By the 1920s, the Marqueses had become close with the family of Domingos Nascimento Sobrinho, a mixed-race police officer and major whose household employed Virgília and boarded her children after she separated from her husband. Sobrinho had a daughter, Isabel, of the same age as Enedina, and paid for Enedina's enrollment in private schools so she could keep his daughter company. Between 1925 and 1926 Marques was taught to read, and around 1927 she entered a Normal School to train to become a teacher, graduating in 1931. From 1932 to 1935, together with Isabel, Marques worked as a teacher in several cities of Paraná, including Rio Negro, São Mateus do Sul, Cerro Azul, and Campo Largo.

Between 1935 and 1937, Marques came back to Curitiba to complete Madureza, a preparatory course at the time required for teachers, at the Ginásio Novo Ateneu. She taught at the Escola de Linha de Tiro in the Juvevê neighborhood during this time, and offered literacy classes out of a rented building in front of the Colégio Nossa Senhora Menina. She lived in the home of Mathias Caron, a builder, and his wife Iracema in exchange for providing domestic services. In 1938 or 1939, she took a complementary course in pre-engineering at the Ginásio Paranaense, today the Paraná State College, (Portuguese: Colégio Estadual do Paraná) at night while living at the Carons' house. Marques lived with the Carons until 1954, and the family has become a significant source for the biographical scholarship that exists about her early life.

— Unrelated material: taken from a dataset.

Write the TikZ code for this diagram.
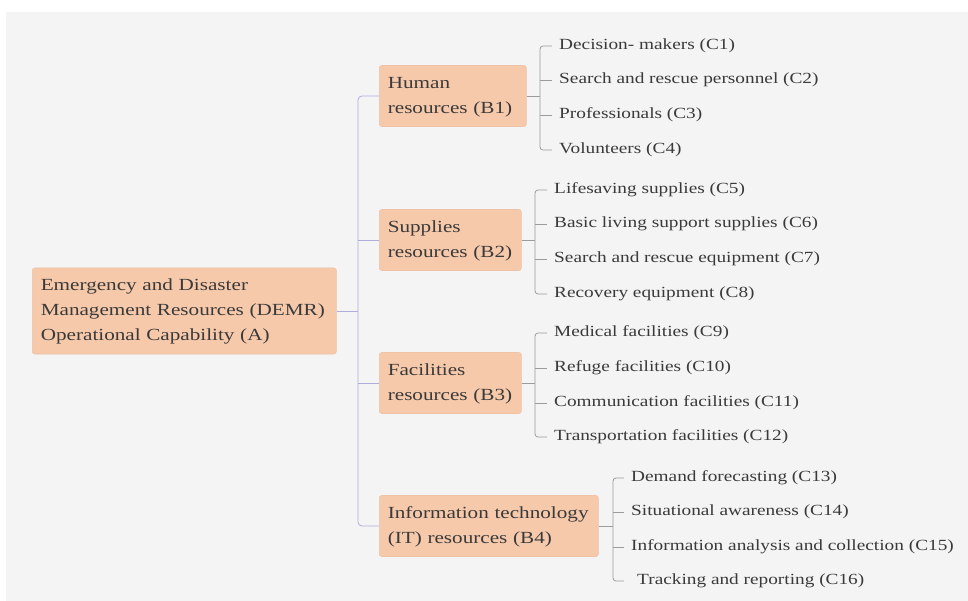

In 1939, Marques wrote to the director of the Faculty of Engineering of the Federal University of Paraná (Portuguese: Universidade Federal do Paraná, UFPR) to request registration for the qualification exams required to enroll in a civil engineering degree. She enrolled at the UFPR's School of Engineering in 1940. The only woman in her class alongside 32 men, she graduated from the program in 1945, becoming the first female engineer of Paraná and the first Black woman engineer in Brazil at the age of 32.

== Engineering career ==
In 1946, Marques moved from teaching and housekeeping, which she had done throughout her education to support herself, to working as an engineering assistant to the State Secretary of Transport and Public Works. The following year she was transferred by Paraná's Governor Moisés Lupion to the State Department of Water and Electric Power to work as an inspector of public works. She was employed in the state's hydroelectric power system and participated in several important projects involving the Capivari, Cachoeira and Iguaçu rivers, including the construction of the Capivari-Cachoeira Plant (now the Governador Pedro Viriato Parigot de Souza Plant), the largest underground hydroelectric plant in the south of Brazil. She also contributed to the construction of campus buildings for the Paraná State College.

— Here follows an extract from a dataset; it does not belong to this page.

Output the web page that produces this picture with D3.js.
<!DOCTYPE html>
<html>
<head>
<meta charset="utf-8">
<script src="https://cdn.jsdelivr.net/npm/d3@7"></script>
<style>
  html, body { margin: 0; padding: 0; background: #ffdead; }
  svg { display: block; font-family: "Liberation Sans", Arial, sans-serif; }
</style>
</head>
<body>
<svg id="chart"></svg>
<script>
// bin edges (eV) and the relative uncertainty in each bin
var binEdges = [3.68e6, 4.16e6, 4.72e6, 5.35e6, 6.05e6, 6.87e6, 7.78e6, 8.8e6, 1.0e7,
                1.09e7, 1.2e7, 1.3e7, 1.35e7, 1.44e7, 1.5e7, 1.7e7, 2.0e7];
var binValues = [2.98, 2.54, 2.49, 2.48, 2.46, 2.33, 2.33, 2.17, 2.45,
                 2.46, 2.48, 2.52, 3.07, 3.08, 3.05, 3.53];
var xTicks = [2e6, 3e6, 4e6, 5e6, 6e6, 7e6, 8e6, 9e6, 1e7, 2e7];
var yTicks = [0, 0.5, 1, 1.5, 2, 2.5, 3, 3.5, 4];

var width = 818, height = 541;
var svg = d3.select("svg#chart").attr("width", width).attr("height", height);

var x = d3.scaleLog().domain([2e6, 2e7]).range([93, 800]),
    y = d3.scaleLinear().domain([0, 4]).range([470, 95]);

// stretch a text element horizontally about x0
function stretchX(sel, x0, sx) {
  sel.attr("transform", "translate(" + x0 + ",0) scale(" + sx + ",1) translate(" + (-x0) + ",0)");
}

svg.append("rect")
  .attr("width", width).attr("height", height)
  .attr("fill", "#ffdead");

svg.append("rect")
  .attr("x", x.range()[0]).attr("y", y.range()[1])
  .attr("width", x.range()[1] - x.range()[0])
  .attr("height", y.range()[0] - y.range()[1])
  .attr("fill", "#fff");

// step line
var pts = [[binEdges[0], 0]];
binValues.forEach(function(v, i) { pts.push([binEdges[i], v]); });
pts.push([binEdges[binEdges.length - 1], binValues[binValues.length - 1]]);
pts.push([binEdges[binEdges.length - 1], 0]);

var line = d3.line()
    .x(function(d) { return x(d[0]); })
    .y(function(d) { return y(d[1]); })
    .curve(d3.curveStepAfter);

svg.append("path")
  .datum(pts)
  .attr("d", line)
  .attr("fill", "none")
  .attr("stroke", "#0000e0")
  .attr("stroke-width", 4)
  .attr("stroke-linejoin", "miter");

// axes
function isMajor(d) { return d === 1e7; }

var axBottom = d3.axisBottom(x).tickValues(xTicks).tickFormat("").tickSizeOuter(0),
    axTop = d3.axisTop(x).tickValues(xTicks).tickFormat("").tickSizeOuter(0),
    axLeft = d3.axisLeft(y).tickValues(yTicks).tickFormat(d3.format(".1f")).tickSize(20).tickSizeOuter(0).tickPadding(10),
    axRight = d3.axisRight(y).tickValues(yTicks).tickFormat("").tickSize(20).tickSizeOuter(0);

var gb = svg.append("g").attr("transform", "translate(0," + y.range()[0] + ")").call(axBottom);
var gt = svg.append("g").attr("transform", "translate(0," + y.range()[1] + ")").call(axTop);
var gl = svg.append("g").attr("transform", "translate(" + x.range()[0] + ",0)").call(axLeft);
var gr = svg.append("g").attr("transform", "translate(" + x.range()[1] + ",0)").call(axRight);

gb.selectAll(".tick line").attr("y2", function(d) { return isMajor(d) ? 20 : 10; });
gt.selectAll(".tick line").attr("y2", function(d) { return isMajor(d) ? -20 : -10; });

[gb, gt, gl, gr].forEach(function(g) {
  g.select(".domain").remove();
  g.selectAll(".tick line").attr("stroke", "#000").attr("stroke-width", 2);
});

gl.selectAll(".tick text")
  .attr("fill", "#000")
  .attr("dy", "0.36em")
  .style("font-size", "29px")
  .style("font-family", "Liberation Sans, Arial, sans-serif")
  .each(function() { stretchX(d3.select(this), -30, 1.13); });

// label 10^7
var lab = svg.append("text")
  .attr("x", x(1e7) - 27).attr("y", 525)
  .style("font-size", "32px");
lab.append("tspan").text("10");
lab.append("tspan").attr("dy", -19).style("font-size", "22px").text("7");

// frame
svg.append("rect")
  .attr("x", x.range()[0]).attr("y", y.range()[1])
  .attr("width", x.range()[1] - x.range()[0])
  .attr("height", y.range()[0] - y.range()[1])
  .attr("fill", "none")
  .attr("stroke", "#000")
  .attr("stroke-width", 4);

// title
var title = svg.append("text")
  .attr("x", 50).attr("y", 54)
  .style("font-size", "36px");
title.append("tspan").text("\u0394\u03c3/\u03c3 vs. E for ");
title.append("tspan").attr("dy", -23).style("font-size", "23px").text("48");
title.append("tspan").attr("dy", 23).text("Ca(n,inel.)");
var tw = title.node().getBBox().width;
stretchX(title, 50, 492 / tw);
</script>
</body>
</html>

In 1961, the sociologist Octávio Ianni interviewed Marques for the UNESCO-funded publication Metamorphoses of the Slave (Portuguese: As metamorfoses do escravo) that aimed to profile the successes and travails of Afro-Brazilians. In 1962, upon her retirement, Governor Ney Braga acknowledged her contributions to Paraná with a decree that guaranteed her a pension equivalent to that of a judge.

== Death and legacy ==
In 1981, Marques died of a heart attack at her longtime home in the Lido Building in downtown Curitiba, at the age of 68. She never married and had no immediate family, and it took at least a week to find her body. Diário Popular, a local tabloid, depicted her as an eccentric older woman and a complete unknown, provoking anger among the faculty and students of Paraná's School of Engineering, who rallied around her historic legacy. After the case, the press published various articles highlighting her achievements.

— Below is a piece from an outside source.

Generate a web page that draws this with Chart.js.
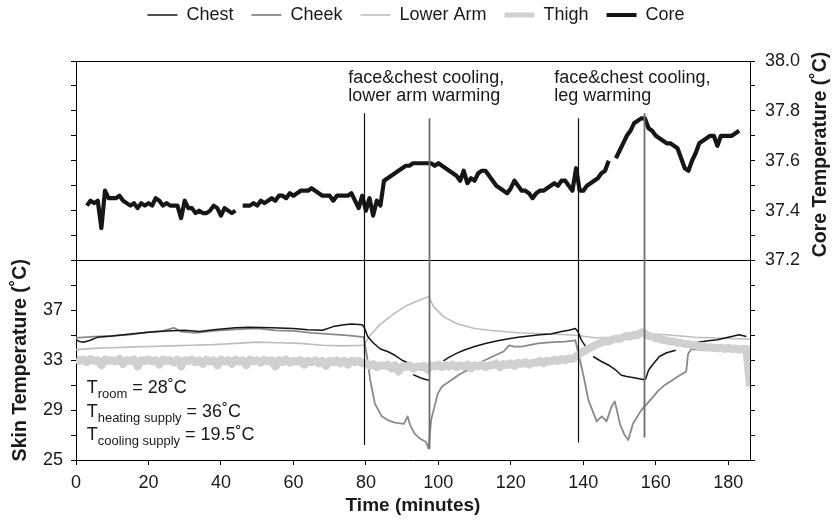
<!DOCTYPE html>
<html>
<head>
<meta charset="utf-8">
<script src="https://cdn.jsdelivr.net/npm/chart.js@4.4.1/dist/chart.umd.min.js"></script>
<style>
  html, body { margin: 0; padding: 0; background: #fff; }
  #wrap { width: 832px; height: 521px; }
</style>
</head>
<body>
<div id="wrap"><canvas id="chart"></canvas></div>
<script>
// skin temperatures (°C)
var chestTime = [0, 1, 2, 4, 6, 10, 15, 20, 25, 30, 34, 38, 44, 48, 54, 60, 64, 68, 71, 74, 76, 79, 79.6, 80.5, 82, 84, 86, 88, 90, 91.5, 92.2, 93, 95, 96.5, 97.4, 97.6, 101.4, 103, 105, 107, 110, 113, 116, 119, 122, 125, 128, 131, 134, 136, 137.8, 138.5, 139.5, 141, 141.8, 142.7, 145, 147, 149, 150.5, 152, 154, 156.5, 157.2, 158, 159, 161, 163, 165.5, 166.5, 171, 174, 177, 180, 183, 185];
var chestTemp = [34.65, 34.5, 34.45, 34.6, 34.85, 34.95, 35.1, 35.25, 35.35, 35.4, 35.3, 35.45, 35.6, 35.65, 35.6, 35.55, 35.45, 35.4, 35.7, 35.85, 35.9, 35.85, 35.6, 34.9, 34.4, 33.9, 33.7, 33.4, 33.0, 32.8, null, 31.85, 31.6, 31.45, 31.4, null, 32.95, 33.25, 33.55, 33.8, 34.1, 34.35, 34.55, 34.7, 34.85, 34.95, 35.05, 35.1, 35.3, 35.4, 35.55, 35.3, 34.6, 33.95, null, 33.3, 32.9, 32.6, 32.2, 31.8, 31.7, 31.6, 31.45, 31.5, 32.2, 32.6, 33.3, 33.6, 33.8, null, 34.4, 34.55, 34.65, 34.85, 35.05, 34.9];

var cheekTime = [0, 5, 10, 15, 20, 24, 27, 29, 33, 38, 45, 50, 55, 60, 65, 70, 75, 79.4, 80.3, 81.2, 82.5, 84.4, 86, 88, 90.5, 91.5, 92.2, 93.5, 95, 96.6, 97.3, 98, 99.8, 101, 103.5, 106, 109, 112.8, 115, 118, 119.5, 121, 123, 127.5, 131.6, 135, 137.8, 138.7, 140.1, 141.4, 143.7, 145.1, 146.4, 147.8, 148.7, 150.1, 151.4, 152.4, 153.7, 156, 158.8, 160.5, 162.4, 164, 166.1, 168.4, 168.9, 169.8, 172, 175.3, 178, 181, 184.5, 186];
var cheekTemp = [34.8, 34.9, 34.95, 35.05, 35.25, 35.35, 35.6, 35.3, 35.2, 35.35, 35.5, 35.55, 35.4, 35.35, 35.2, 35.1, 35.0, 34.85, 33.3, 31.4, 29.5, 28.5, 28.2, 28.0, 27.9, 28.5, 27.8, 27.1, 26.7, 26.45, 25.9, 28.2, 30.3, 30.9, 31.4, 31.9, 32.35, 33.0, 33.3, 33.7, 34.2, 34.1, 34.1, 34.35, 34.45, 34.5, 34.6, 33.5, 31.7, 29.8, 28.1, 28.5, 28.1, 29.3, 29.7, 27.9, 27.0, 26.6, 27.9, 29.0, 29.9, 30.5, 31.0, 31.3, 31.7, 32.1, 33.5, 33.9, 33.85, 33.8, 33.85, 33.95, 34.05, 34.0];

var armTime = [0, 5, 10, 14, 20, 26, 32, 38, 44, 50, 56, 62, 68, 74, 79.4, 81.2, 84, 87.6, 91.3, 95, 97.3, 98.7, 101.4, 105, 110, 114, 118, 122, 127, 132, 137.8, 143.3, 148, 152.5, 158, 163, 170.7, 175, 180, 186];
var armTemp = [33.85, 33.95, 34.0, 34.05, 34.1, 34.15, 34.2, 34.25, 34.35, 34.45, 34.4, 34.35, 34.2, 34.15, 34.2, 35.0, 35.9, 36.7, 37.4, 37.85, 38.1, 37.3, 36.5, 35.95, 35.55, 35.4, 35.3, 35.2, 35.15, 35.1, 35.0, 34.8, 34.85, 35.0, 35.1, 35.05, 34.85, 34.8, 34.75, 34.7];

// thigh, one reading per minute from minute 0 (noisy band)
var thighTemp = [
  33.1, 32.95, 33.05, 32.85, 33.1, 32.95, 33.0, 32.6, 33.05, 32.95,
  33.0, 32.9, 33.1, 32.7, 33.0, 32.95, 33.05, 32.5, 33.0, 32.95,
  33.05, 32.9, 33.0, 32.65, 33.05, 32.95, 33.0, 32.8, 33.05, 32.5,
  33.0, 32.95, 33.05, 32.85, 33.0, 32.7, 33.05, 32.9, 33.0, 32.6,
  33.05, 32.9, 33.0, 32.7, 33.05, 32.9, 33.0, 32.6, 33.05, 32.9,
  33.0, 32.8, 33.05, 32.9, 33.0, 32.5, 33.0, 32.85, 33.05, 32.8,
  32.95, 32.9, 33.0, 32.65, 32.95, 32.85, 33.0, 32.75, 32.95, 32.55,
  32.95, 32.85, 33.0, 32.75, 32.95, 32.65, 32.95, 32.85, 32.95, 32.75,
  32.75, 32.55, 32.7, 32.45, 32.6, 32.55, 32.65, 32.35, 32.6, 32.1,
  32.5, 32.45, 32.6, 32.35, 32.5, 32.45, 32.55, 32.25, 32.6, 32.5,
  32.65, 32.45, 32.6, 32.5, 32.65, 32.45, 32.6, 32.5, 32.65, 32.35,
  32.6, 32.5, 32.65, 32.45, 32.6, 32.6, 32.75, 32.45, 32.7, 32.6,
  32.75, 32.55, 32.8, 32.7, 32.85, 32.65, 32.8, 32.8, 32.95, 32.75,
  32.95, 32.9, 33.05, 32.95, 33.1, 33.0, 33.15, 33.1, 33.3, 33.5,
  33.7, 33.85, 34.0, 34.15, 34.3, 34.4, 34.55, 34.5, 34.65, 34.75,
  34.7, 34.85, 34.95, 34.9, 35.05, 35.0, 35.25, 35.15, 34.95, 34.9,
  34.75, 34.75, 34.6, 34.6, 34.5, 34.5, 34.4, 34.4, 34.3, 34.3,
  34.2, 34.2, 34.1, 34.15, 34.0, 34.05, 34.0, 33.95, 34.0, 33.9,
  34.0, 33.9, 33.95, 33.85, 33.9, 33.9, 30.9
];

// core temperature, one reading per minute from minute 3
var coreStart = 3;
var coreTemp = [
  37.42, 37.44, 37.43, 37.44, 37.33, 37.48, 37.45, 37.45, 37.45, 37.46,
  37.44, 37.43, 37.42, 37.43, 37.41, 37.43, 37.42, 37.43, 37.42, 37.45,
  37.44, 37.42, 37.43, 37.42, 37.42, 37.42, 37.37, 37.44, 37.41, 37.41,
  37.39, 37.40, 37.39, 37.39, 37.40, 37.42, 37.41, 37.38, 37.41, 37.40,
  37.39, 37.40, null, 37.42, 37.42, 37.42, 37.43, 37.42, 37.44, 37.43,
  37.44, 37.45, 37.44, 37.46, 37.46, 37.45, 37.47, 37.46, 37.47, 37.48,
  37.48, 37.48, 37.49, 37.48, 37.47, 37.46, 37.46, 37.46, 37.44, 37.46,
  37.46, 37.46, 37.46, 37.47, 37.44, 37.41, 37.46, 37.40, 37.45, 37.38,
  37.44, 37.42, 37.52, 37.53, 37.54, 37.55, 37.56, 37.57, 37.58, 37.58,
  37.59, 37.59, 37.59, 37.59, 37.59, 37.59, 37.58, 37.59, 37.58, 37.57,
  37.56, 37.55, 37.54, 37.52, 37.56, 37.51, 37.53, 37.52, 37.55, 37.56,
  37.56, 37.54, 37.52, 37.50, 37.49, 37.48, 37.47, 37.49, 37.52, 37.50,
  37.48, 37.48, 37.47, 37.45, 37.47, 37.48, 37.48, 37.49, 37.50, 37.51,
  37.50, 37.52, 37.52, 37.50, 37.48, 37.57, 37.48, 37.48, 37.50, 37.51,
  37.52, 37.53, 37.55, 37.56, 37.60, null, 37.61, 37.64, 37.67, 37.70,
  37.72, 37.75, 37.76, 37.77, 37.77, 37.73, 37.72, 37.70, 37.69, 37.68,
  37.67, 37.67, 37.66, 37.65, 37.61, 37.57, 37.56, 37.60, 37.63, 37.67,
  37.68, 37.69, 37.70, 37.70, 37.66, 37.70, 37.70, 37.70, 37.70, 37.71, 37.72
];

// axis labels
var skinLabels = [25, 29, 33, 37];
var coreLabels = [37.2, 37.4, 37.6, 37.8, 38.0];

// protocol events (minutes) and how far each marker line reaches
var eventTimes = [79.4, 97.4, 138.4, 156.8];
var eventTops = [37.79, 37.77, 37.77, 37.79];      // core scale
var eventBottoms = [26.2, 25.9, 26.4, 26.8];       // skin scale

var FONT = '"Liberation Sans", Arial, Helvetica, sans-serif';
Chart.defaults.font.family = FONT;
Chart.defaults.color = '#1a1a1a';

function pairs(times, values) {
  return times.map(function (t, i) { return {x: t, y: values[i]}; });
}
function perMinute(start, values) {
  return values.map(function (v, i) { return {x: start + i, y: v}; });
}

// legend sits well above the plot, so give it its own height
var legendSpace = {
  id: 'legendSpace',
  beforeInit: function (chart) {
    var fit = chart.legend.fit;
    chart.legend.fit = function () {
      fit.call(this);
      this.height = 73;
    };
  }
};

// frame top, event markers, notes and side titles
var overlay = {
  id: 'overlay',
  afterDatasetsDraw: function (chart) {
    var ctx = chart.ctx, a = chart.chartArea;
    var x = chart.scales.x, yL = chart.scales.yL, yR = chart.scales.yR;
    ctx.save();

    ctx.strokeStyle = '#000';
    ctx.lineWidth = 1;
    ctx.beginPath();
    ctx.moveTo(a.left, Math.round(a.top) + 0.5);
    ctx.lineTo(a.right, Math.round(a.top) + 0.5);
    ctx.stroke();

    eventTimes.forEach(function (t, i) {
      var px = Math.round(x.getPixelForValue(t)) + 0.5;
      ctx.strokeStyle = (i % 2) ? '#6e6e6e' : '#111';
      ctx.lineWidth = (i % 2) ? 1.8 : 1.2;
      ctx.beginPath();
      ctx.moveTo(px, yR.getPixelForValue(eventTops[i]));
      ctx.lineTo(px, yL.getPixelForValue(eventBottoms[i]));
      ctx.stroke();
    });

    ctx.fillStyle = '#1a1a1a';
    ctx.font = '18px ' + FONT;
    ctx.textAlign = 'left';
    ctx.textBaseline = 'middle';
    var notes = [
      {t: 75.1, lines: ['face&chest cooling,', 'lower arm warming']},
      {t: 132.0, lines: ['face&chest cooling,', 'leg warming']}
    ];
    notes.forEach(function (n) {
      var nx = x.getPixelForValue(n.t);
      ctx.fillText(n.lines[0], nx, yR.getPixelForValue(37.932));
      ctx.fillText(n.lines[1], nx, yR.getPixelForValue(37.858));
    });

    // supply temperatures
    var supply = [['room', ' = 28˚C'], ['heating supply', ' = 36˚C'], ['cooling supply', ' = 19.5˚C']];
    ctx.textBaseline = 'alphabetic';
    var bx = x.getPixelForValue(2.95);
    var by = yL.getPixelForValue(30.38);
    supply.forEach(function (s, i) {
      var yy = by + i * 23.7, cx = bx;
      ctx.font = '18px ' + FONT;
      ctx.fillText('T', cx, yy);
      cx += ctx.measureText('T').width;
      ctx.font = '13px ' + FONT;
      ctx.fillText(s[0], cx, yy + 5);
      cx += ctx.measureText(s[0]).width;
      ctx.font = '18px ' + FONT;
      ctx.fillText(s[1], cx, yy);
    });

    ctx.font = 'bold 19.5px ' + FONT;
    ctx.textAlign = 'center';
    ctx.textBaseline = 'middle';
    ctx.save();
    ctx.translate(21, yL.getPixelForValue(33));
    ctx.rotate(-Math.PI / 2);
    ctx.fillText('Skin Temperature (˚C)', 0, 0);
    ctx.restore();
    ctx.save();
    ctx.translate(821, yR.getPixelForValue(37.625));
    ctx.rotate(-Math.PI / 2);
    ctx.fillText('Core Temperature (˚C)', 0, 0);
    ctx.restore();

    ctx.restore();
  }
};

var tickFont = {size: 18};

new Chart(document.getElementById('chart'), {
  type: 'line',
  data: {
    datasets: [
      {label: 'Chest', data: pairs(chestTime, chestTemp), yAxisID: 'yL', borderColor: '#161616', borderWidth: 1.5},
      {label: 'Cheek', data: pairs(cheekTime, cheekTemp), yAxisID: 'yL', borderColor: '#8a8a8a', borderWidth: 1.8},
      {label: 'Lower Arm', data: pairs(armTime, armTemp), yAxisID: 'yL', borderColor: '#bdbdbd', borderWidth: 1.6},
      {label: 'Thigh', data: perMinute(0, thighTemp), yAxisID: 'yL', borderColor: '#d0d0d0', borderWidth: 8, pointBorderWidth: 5, order: -1},
      {label: 'Core', data: perMinute(coreStart, coreTemp), yAxisID: 'yR', borderColor: '#161616', borderWidth: 4.2, pointBorderWidth: 4}
    ]
  },
  options: {
    responsive: true,
    maintainAspectRatio: false,
    animation: false,
    spanGaps: false,
    layout: {padding: {top: -12, left: 0, right: 0, bottom: 0}},
    elements: {
      point: {radius: 0, hoverRadius: 0},
      line: {tension: 0, borderJoinStyle: 'round', borderCapStyle: 'butt'}
    },
    plugins: {
      tooltip: {enabled: false},
      legend: {
        position: 'top',
        labels: {
          usePointStyle: true,
          pointStyle: 'line',
          pointStyleWidth: 30,
          padding: 18,
          font: {size: 18},
          color: '#1a1a1a',
          sort: function (a, b) { return a.datasetIndex - b.datasetIndex; }
        }
      }
    },
    scales: {
      x: {
        type: 'linear',
        min: 0,
        max: 186,
        ticks: {stepSize: 20, includeBounds: false, autoSkip: false, maxRotation: 0, padding: 7, font: tickFont},
        grid: {drawOnChartArea: false, tickLength: 5, tickColor: '#000'},
        border: {color: '#000'},
        title: {display: true, text: 'Time (minutes)', font: {size: 19, weight: 'bold'}, padding: {top: 4, bottom: 4}},
        afterFit: function (s) { s.height = 61; }
      },
      yL: {
        position: 'left',
        min: 25,
        max: 57,
        ticks: {
          stepSize: 2, autoSkip: false, padding: 8, font: tickFont,
          callback: function (v) { return skinLabels.indexOf(v) >= 0 ? String(v) : ''; }
        },
        grid: {drawOnChartArea: false, tickLength: 5, tickColor: '#000'},
        border: {color: '#000'},
        afterFit: function (s) { s.width = 76; }
      },
      yR: {
        position: 'right',
        min: 36.4,
        max: 38.0,
        ticks: {
          stepSize: 0.1, autoSkip: false, padding: 10, font: tickFont,
          callback: function (v) {
            return coreLabels.some(function (c) { return Math.abs(c - v) < 1e-6; }) ? v.toFixed(1) : '';
          }
        },
        grid: {
          drawOnChartArea: true,
          tickLength: 5,
          tickColor: '#000',
          color: function (c) {
            return (c.tick && Math.abs(c.tick.value - 37.2) < 1e-6) ? '#000' : 'rgba(0,0,0,0)';
          }
        },
        border: {color: '#000'},
        afterFit: function (s) { s.width = 82; }
      }
    }
  },
  plugins: [legendSpace, overlay]
});
</script>
</body>
</html>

In 1988, a street was named after her in the Cajuru neighbourhood of Curitiba: Rua Engenheira Enedina Alves Marques. In 2000, her name was inscribed along with those of 53 other groundbreaking Brazilian women on the Memorial to Pioneering Women (Memorial à Mulher Pioneira), built in Curitiba by the Soroptimists, an international human rights organization focused on the advancement and recognition of women.

In 2006, the Instituto de Mulheres Negras Enedina Alves Marques, in Maringá, was founded and named in her honor.